India is uniquely positioned today in the financial services space, a sector that straddles all sections of the economy, despite various challenges we have faced post the Lehman Era, both domestically and internationally.
In contrast to the developed markets, we have seen significant public spend at the bottom of the pyramid, rise in income levels, greater graduating middle class and unparralled consumer demand side robustness which continues.
There are accompanying challenges as well, significant being, the slowing of equity capital both in capital markets and in private domain, as well as strategic foreign direct investment primarily driven by improving market conditions in US, complex policy, political and governance issues in India.
Combination of the above has created inflationary trends and a higher interest scenario also resulting in a depreciating rupee.
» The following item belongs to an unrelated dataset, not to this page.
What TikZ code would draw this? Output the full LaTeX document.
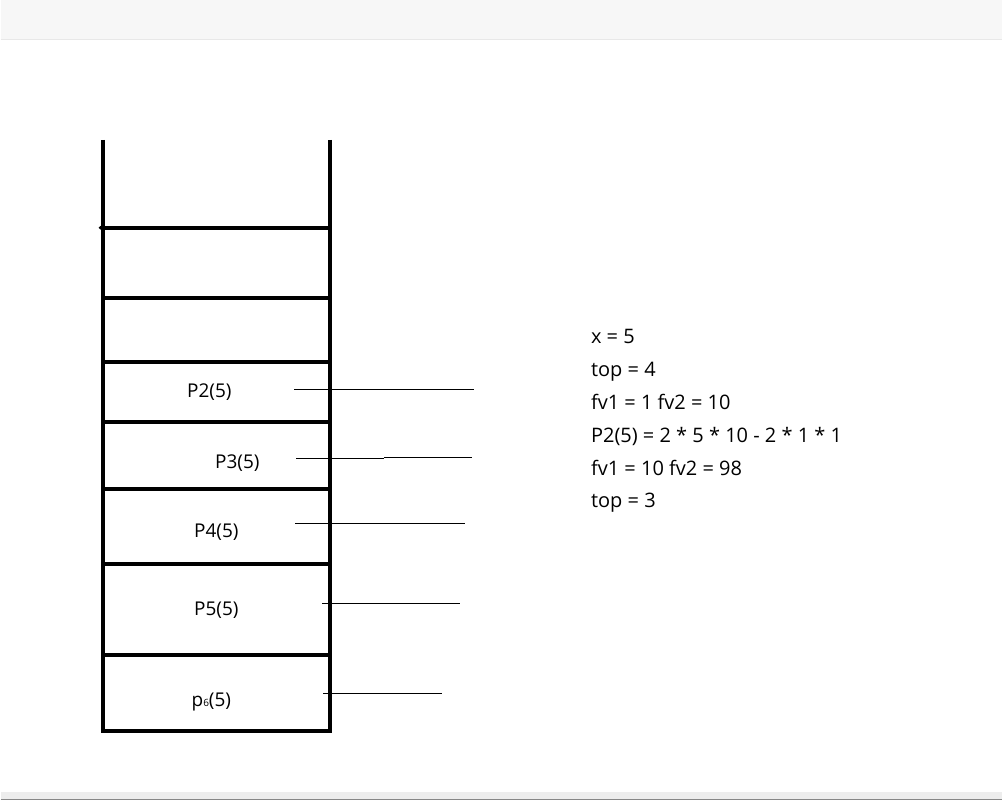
\documentclass[tikz,border=0pt]{standalone}
\usepackage{fontspec}
\setmainfont{Open Sans}
\begin{document}
\begin{tikzpicture}[x=1pt,y=-1pt,
  stackline/.style={line width=4pt,line cap=butt},
  link/.style={line width=0.8pt},
  cell/.style={anchor=base,inner sep=0pt,font=\fontsize{19}{19}\selectfont},
  note/.style={anchor=base west,inner sep=0pt,font=\fontsize{20}{20}\selectfont}]
% background and bands
\fill[white] (0,0) rectangle (1003,801);
\fill[black!3] (0,0) rectangle (1003,39.5);
\draw[black!9,line width=1pt] (0,39.5) -- (1003,39.5);
\fill[black!7] (0,793) rectangle (1003,801);
\draw[black!47,line width=1.2pt] (0,800.4) -- (1003,800.4);
% stack frame
\draw[stackline] (103,140) -- (103,731);
\draw[stackline] (330,140) -- (330,177);
\draw[stackline] (329.5,177) -- (329.5,731);
\draw[stackline] (101,732) -- (332,732);
\foreach \yy in {228,298,362,422,490,565,656} {
  \draw[stackline] (103,\yy) -- (330,\yy);
}
\fill (100,228) circle (1.8pt);
% cell labels
\node[cell] (p2) at (209,398) {P2(5)};
\node[cell] (p3) at (237,469) {P3(5)};
\node[cell] (p4) at (216,538.5) {P4(5)};
\node[cell] (p5) at (216,616.5) {P5(5)};
\node[cell] (p6) at (211,707.5) {p{\fontsize{10}{10}\selectfont 6}(5)};
% pointer lines
\coordinate (a2) at (294,389.5);
\coordinate (b2) at (474,389.5);
\draw[link] (a2) -- (b2);
\coordinate (a3) at (296,458.5);
\coordinate (m3) at (384,458.5);
\coordinate (n3) at (384,457.5);
\coordinate (b3) at (472,457.5);
\draw[link] (a3) -- (m3);
\draw[link] (n3) -- (b3);
\coordinate (a4) at (295,524);
\coordinate (b4) at (465,524);
\draw[link] (a4) -- (b4);
\coordinate (a5) at (322,604.5);
\coordinate (b5) at (460,604.5);
\draw[link] (a5) -- (b5);
\coordinate (a6) at (323,694.5);
\coordinate (b6) at (442,694.5);
\draw[link] (a6) -- (b6);
% notes
\node[note] (t1) at (591,344) {x = 5};
\node[note] (t2) at (591,377) {top = 4};
\node[note] (t3) at (591,410) {fv1 = 1 fv2 = 10};
\node[note] (t4) at (591,443) {P2(5) = 2 * 5 * 10 - 2 * 1 * 1};
\node[note] (t5) at (591,476) {fv1 = 10 fv2 = 98};
\node[note] (t6) at (591,508) {top = 3};
\end{tikzpicture}
\end{document}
Given the outlined demand and challenges, we have seen significant demand for capital being serviced by the credit markets, unlike the pre Lehman era which had a significant equity infusion. Credit in India is indeed, emerging as one of the most significant opportunity stories globally, given credit from banks and NBFC’s has grown at a 5 year CAGR of 17.78%. This is in absence of big ticket infra financing which if addressed will make the opportunity even larger.
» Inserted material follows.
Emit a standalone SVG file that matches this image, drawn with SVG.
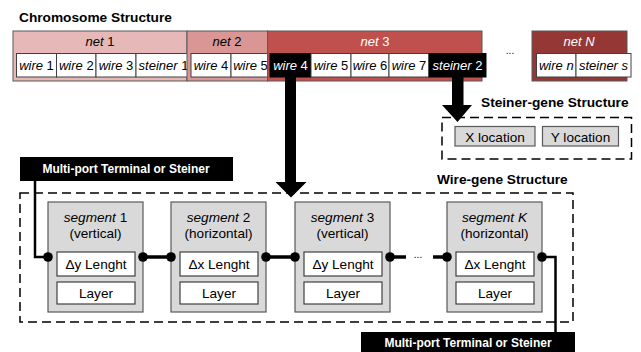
<svg xmlns="http://www.w3.org/2000/svg" width="641" height="352" viewBox="0 0 641 352">
<style>
text{font-family:"Liberation Sans",Arial,sans-serif;fill:#000}
.title{font-size:13.7px;font-weight:bold}
.lab{font-size:13px;text-anchor:middle}
.sl{font-size:13.6px;text-anchor:middle}
.it{font-style:italic}
.net{stroke:#595959;stroke-width:1}
.cell{fill:#fff;stroke:#404040;stroke-width:1}
.cellb{fill:#000;stroke:#000;stroke-width:1}
.w{fill:#fff}
.seg{fill:#d9d9d9;stroke:#595959;stroke-width:1.2}
.inner{fill:#fff;stroke:#404040;stroke-width:1.2}
.dash{fill:none;stroke:#000;stroke-width:1.5;stroke-dasharray:9 5}
.conn{fill:none;stroke:#000;stroke-width:3.5}
.thin{fill:none;stroke:#000;stroke-width:2.5}
.blk{fill:#000}
.tag{font-size:12px;font-weight:bold;fill:#fff;text-anchor:middle}
</style>

<g id="chromosome">
  <text class="title" x="19" y="22">Chromosome Structure</text>
</g>

<g id="net1">
  <rect class="net" x="13" y="31" width="174" height="50" fill="#e6b9b8"/>
  <text class="lab" x="100" y="46"><tspan class="it">net</tspan> 1</text>
  <rect class="cell" x="16.5" y="53.5" width="40" height="23.5"/>
  <rect class="cell" x="56.5" y="53.5" width="39.5" height="23.5"/>
  <rect class="cell" x="96" y="53.5" width="40" height="23.5"/>
  <rect class="cell" x="136" y="53.5" width="55" height="23.5"/>
  <text class="lab" x="36.5" y="70"><tspan class="it">wire</tspan> 1</text>
  <text class="lab" x="76.3" y="70"><tspan class="it">wire</tspan> 2</text>
  <text class="lab" x="116" y="70"><tspan class="it">wire</tspan> 3</text>
  <text class="lab" x="163.5" y="70"><tspan class="it">steiner</tspan> 1</text>
</g>

<g id="net2">
  <rect class="net" x="187" y="31" width="80.5" height="50" fill="#d99694"/>
  <text class="lab" x="227" y="46"><tspan class="it">net</tspan> 2</text>
  <rect class="cell" x="191" y="53.5" width="40" height="23.5"/>
  <rect class="cell" x="231" y="53.5" width="39" height="23.5"/>
  <text class="lab" x="211" y="70"><tspan class="it">wire</tspan> 4</text>
  <text class="lab" x="250.5" y="70"><tspan class="it">wire</tspan> 5</text>
</g>

<g id="net3">
  <rect class="net" x="267.5" y="31" width="214.5" height="50" fill="#c0504d"/>
  <text class="lab w" x="375" y="46"><tspan class="it">net</tspan> 3</text>
  <rect class="cellb" x="270" y="53.5" width="41" height="23.5"/>
  <rect class="cell" x="311" y="53.5" width="40" height="23.5"/>
  <rect class="cell" x="351" y="53.5" width="38" height="23.5"/>
  <rect class="cell" x="389" y="53.5" width="40" height="23.5"/>
  <rect class="cellb" x="429" y="53.5" width="57" height="23.5"/>
  <text class="lab w" x="290.5" y="70"><tspan class="it">wire</tspan> 4</text>
  <text class="lab" x="331" y="70"><tspan class="it">wire</tspan> 5</text>
  <text class="lab" x="370" y="70"><tspan class="it">wire</tspan> 6</text>
  <text class="lab" x="409" y="70"><tspan class="it">wire</tspan> 7</text>
  <text class="lab w" x="457.5" y="70"><tspan class="it">steiner</tspan> 2</text>
</g>

<text x="510" y="54" style="font-size:10px;text-anchor:middle">...</text>

<g id="netN">
  <rect class="net" x="532" y="31" width="95" height="50" fill="#953735"/>
  <text class="lab w it" x="579" y="46">net N</text>
  <rect class="cell" x="536.5" y="53.5" width="39.5" height="23.5"/>
  <rect class="cell" x="576" y="53.5" width="55" height="23.5"/>
  <text class="lab it" x="556.3" y="70">wire n</text>
  <text class="lab it" x="603.5" y="70">steiner s</text>
</g>

<g id="steiner-gene">
  <text class="title" x="481" y="107">Steiner-gene Structure</text>
  <rect class="dash" x="442" y="117.5" width="189.5" height="41.5"/>
  <rect class="seg" x="455" y="126.5" width="80" height="19.5"/>
  <text class="sl" x="495" y="141.5">X location</text>
  <rect class="seg" x="542.5" y="126.5" width="76" height="19.5"/>
  <text class="sl" x="580.5" y="141.5">Y location</text>
</g>

<g id="wire-gene">
  <text class="title" x="437" y="184">Wire-gene Structure</text>
  <rect class="dash" x="20" y="193" width="553" height="129"/>
</g>

<g id="tag-top">
  <rect class="blk" x="20" y="157" width="213" height="24"/>
  <text class="tag" x="126" y="173">Multi-port Terminal or Steiner</text>
</g>

<g id="tag-bottom">
  <rect class="blk" x="361" y="332" width="214" height="22"/>
  <text class="tag" x="468" y="346.5">Multi-port Terminal or Steiner</text>
</g>

<g id="seg1">
  <rect class="seg" x="48" y="202" width="95" height="110"/>
  <text class="sl" x="95.5" y="222"><tspan class="it">segment</tspan> 1</text>
  <text class="sl" x="95.5" y="238">(vertical)</text>
  <rect class="inner" x="57" y="252" width="78" height="24"/>
  <text class="sl" x="96" y="269">Δy Lenght</text>
  <rect class="inner" x="57" y="282" width="78" height="22"/>
  <text class="sl" x="96" y="298">Layer</text>
</g>

<g id="seg2">
  <rect class="seg" x="171" y="202" width="95" height="110"/>
  <text class="sl" x="218.5" y="222"><tspan class="it">segment</tspan> 2</text>
  <text class="sl" x="218.5" y="238">(horizontal)</text>
  <rect class="inner" x="180" y="252" width="78" height="24"/>
  <text class="sl" x="219" y="269">Δx Lenght</text>
  <rect class="inner" x="180" y="282" width="78" height="22"/>
  <text class="sl" x="219" y="298">Layer</text>
</g>

<g id="seg3">
  <rect class="seg" x="295" y="202" width="95" height="110"/>
  <text class="sl" x="342.5" y="222"><tspan class="it">segment</tspan> 3</text>
  <text class="sl" x="342.5" y="238">(vertical)</text>
  <rect class="inner" x="304" y="252" width="78" height="24"/>
  <text class="sl" x="343" y="269">Δy Lenght</text>
  <rect class="inner" x="304" y="282" width="78" height="22"/>
  <text class="sl" x="343" y="298">Layer</text>
</g>

<g id="segK">
  <rect class="seg" x="447" y="202" width="95" height="110"/>
  <text class="sl" x="494.5" y="222"><tspan class="it">segment K</tspan></text>
  <text class="sl" x="494.5" y="238">(horizontal)</text>
  <rect class="inner" x="456" y="252" width="78" height="24"/>
  <text class="sl" x="495" y="269">Δx Lenght</text>
  <rect class="inner" x="456" y="282" width="78" height="22"/>
  <text class="sl" x="495" y="298">Layer</text>
</g>

<g id="connectors">
  <path class="blk" d="M285 77 H296 V182 H306.5 L291 197.5 L275.5 182 H285 Z"/>
  <path class="blk" d="M452 77 H463.5 V105 H472 L457.5 122 L442 105 H452 Z"/>
  <path class="thin" d="M35 181 V257 H48"/>
  <path class="conn" d="M143 257 H171"/>
  <path class="conn" d="M266 257 H295"/>
  <path class="conn" d="M390 257 H406"/>
  <path class="conn" d="M433 257 H447"/>
  <text x="418" y="258" style="font-size:10px;text-anchor:middle">...</text>
  <path class="thin" d="M542 257 H555.5 V332"/>
  <g class="blk">
    <circle cx="48" cy="257" r="4.8"/>
    <circle cx="143" cy="257" r="4.8"/>
    <circle cx="171" cy="257" r="4.8"/>
    <circle cx="266" cy="257" r="4.8"/>
    <circle cx="295" cy="257" r="4.8"/>
    <circle cx="390" cy="257" r="4.8"/>
    <circle cx="447" cy="257" r="4.8"/>
    <circle cx="542" cy="257" r="4.8"/>
  </g>
</g>
</svg>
New banking licenses (25 applicants), emergence of the NBFC sector (multiple Billion $ platforms eg. Mahindra Finance, Indostar, Religare, L&T Finance), focused financing platforms (housing/affordable housing, automotive, micro finance, gold finance) are some of the areas where significant double digit growth is being or will be witnessed. PEs have also invested ~$5.7bn in last 5 years and $770 mn year till date in these areas. There are challenges on credit as well on infrastructure side which we believe at this point is more delay than write offs.
Supporting ecosystem eg. Cash and payment services (ATM’s, credit cards, mobile banking, cash management) on back of unparalled mobile penetration and unique identity no. program will be a significant opportunity as greater integration of middle and lower classes emerges very rapidly into organized financial inclusion. Recent announcement of Hitachi buying Prism payments (leader in ATM management) is testimony as is investment by Prosegur and Blackstone in cash management.
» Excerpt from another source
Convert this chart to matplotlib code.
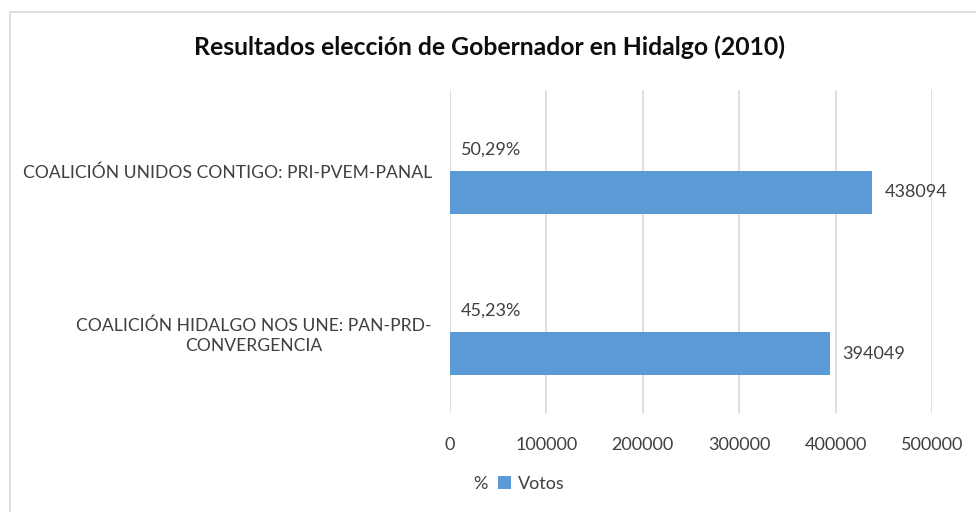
import matplotlib.pyplot as plt
import numpy as np
from matplotlib.patches import Rectangle

BLUE = "#5B9BD5"
GRID = "#D9D9D9"
INK = "#404040"

categories = [
    "COALICIÓN UNIDOS CONTIGO: PRI-PVEM-PANAL",
    "COALICIÓN HIDALGO NOS UNE: PAN-PRD-\nCONVERGENCIA",
]
votos = [438094, 394049]
pct = [50.29, 45.23]
pct_labels = ["50,29%", "45,23%"]
xticks = [0, 100000, 200000, 300000, 400000, 500000]

plt.rcParams["font.family"] = ["Lato", "DejaVu Sans"]

fig = plt.figure(figsize=(9.76, 5.12), dpi=100)
fig.patches.append(Rectangle((10 / 976, -0.1), 1.2, 1 - 12 / 512 + 0.1,
                             transform=fig.transFigure, fill=False,
                             edgecolor=GRID, linewidth=1.2))
ax = fig.add_axes([450 / 976, 1 - 413 / 512, 482 / 976, 323 / 512])

y = np.arange(len(categories))
h = 0.266
ax.barh(y - h / 2, pct, height=h, color="none", label="%")
bars = ax.barh(y + h / 2, votos, height=h, color=BLUE, label="Votos")

for yi, p, lab in zip(y, pct, pct_labels):
    ax.text(p + 11000, yi - h / 2, lab, va="center", ha="left",
            fontsize=13, color=INK)
for bar, v in zip(bars, votos):
    ax.text(bar.get_width() + 13000, bar.get_y() + bar.get_height() / 2,
            str(v), va="center", ha="left", fontsize=13, color=INK)

ax.set_xlim(0, 500000)
ax.set_ylim(1.5, -0.5)
ax.set_xticks(xticks, [str(t) for t in xticks])
ax.set_yticks(y, categories)
ax.tick_params(length=0, labelsize=13, labelcolor=INK)
ax.tick_params(axis="y", pad=13, labelsize=12.6)
ax.tick_params(axis="x", pad=17)
for lab in ax.get_yticklabels():
    lab.set_multialignment("center")
    lab.set_linespacing(1.3)
for s in ax.spines.values():
    s.set_visible(False)
ax.grid(axis="x", color=GRID, linewidth=1.2)
ax.set_axisbelow(True)

fig.suptitle("Resultados elección de Gobernador en Hidalgo (2010)",
             x=489 / 976, y=1 - 47 / 512, va="center",
             fontsize=17.8, fontweight="bold", color="#0D0D0D")
fig.legend(loc="center", bbox_to_anchor=(509 / 976, 1 - 484 / 512), ncol=2,
           frameon=False, fontsize=13, handlelength=0.7, handleheight=0.7,
           columnspacing=0.6, handletextpad=0.4, labelcolor=INK)

fig.savefig("out.png", dpi=100)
We are also at a unique crossroad, where political clarity, improving governance, removing infrastructure roadblocks, galvanizing equity capital can leapfrog the opportunity significantly on equity side, and any worsening can have eventual consumer demand impact and eventually in the credit markets as well.
Overall, USD 1.83 trillion economy, 1.2 billion people, 80% connected on mobile 400 mn of which will have internet access in next couple of years, over 300 mn in middle class with strong financial needs is a market one cannot ignore, and if played right there are opportunities that can give the 10X multiplier on investment as it has in the last decade in some cases. In short, short term bearishness that predominates on India we believe is also the right time to play long especially in financial services sector.